Some US developments would be banned under the 1993 chemical weapons convention, which outlaws the use of non-lethal chemical weapons against enemy troops but permits their use against property, as long as they do not harm people or animals.

Colonel George Fenton, head of the US Marine Corps’ Joint Non-Lethal Weapons Directorate, says: ‘I would like a magic dust that would put everyone in a building to sleep, combatants and non-combatants.’

The most prominent and recently declassified non-lethal system is the Vehicle-Mounted Active Denial System, a millimetre-wave electromagnetic energy weapon which the US Department of Defense (DoD) would like to field test. It is the product of a $40m, 10-year programme and has been tested under laboratory conditions using animals and human volunteers.
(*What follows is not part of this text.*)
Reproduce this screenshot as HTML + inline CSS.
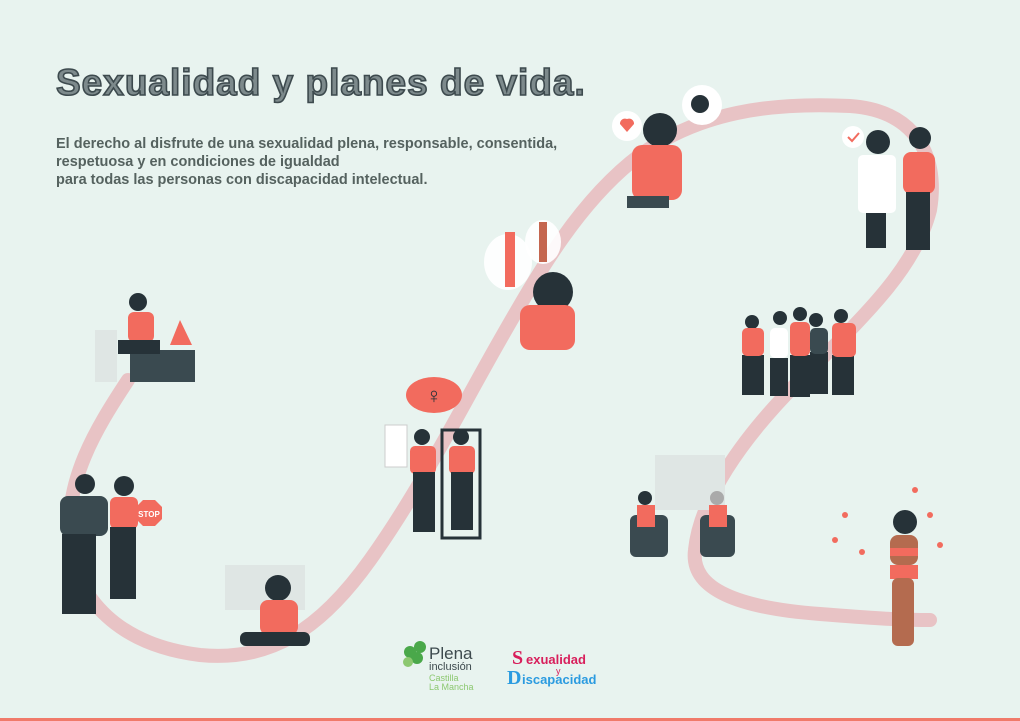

The system projects a narrow beam of microwave energy that rapidly heats the top skin layers, causing pain. The beam’s sensation quickly goes away after exposure, is claimed to leave no long-term effects, and the DoD claims it does not affect eyes. The beam is most effective on bare skin, but can also penetrate clothing.

Fenton wants the weapon to be able to project a beam beyond the 750m range of small-arms fire. Work is also under way on a portable variant.

Attack by irritants

Also under investigation are micro-encapsulation systems to deliver non-lethal substances such as odours. A non-lethal mortar has been developed with a range of 1.5km. For longer ranges the military has asked US defence manufacturer Raytheon to research the use of systems for delivering foams and irritants.

Amid widespread international agreement on banning landmines, the US has developed the Taser landmine. Like the Taser gun, it fires small darts attached to wires that send an electrical current to its target, capable of rendering victims incapacitated for several minutes.

NATO expects to see these systems entering the battlefield. Dr Jacques Vermorel, head of technology studies at NATO’s Research and Technology Agency, says non-lethal weapons will ‘complement existing conventional weapon systems and improve force protection’.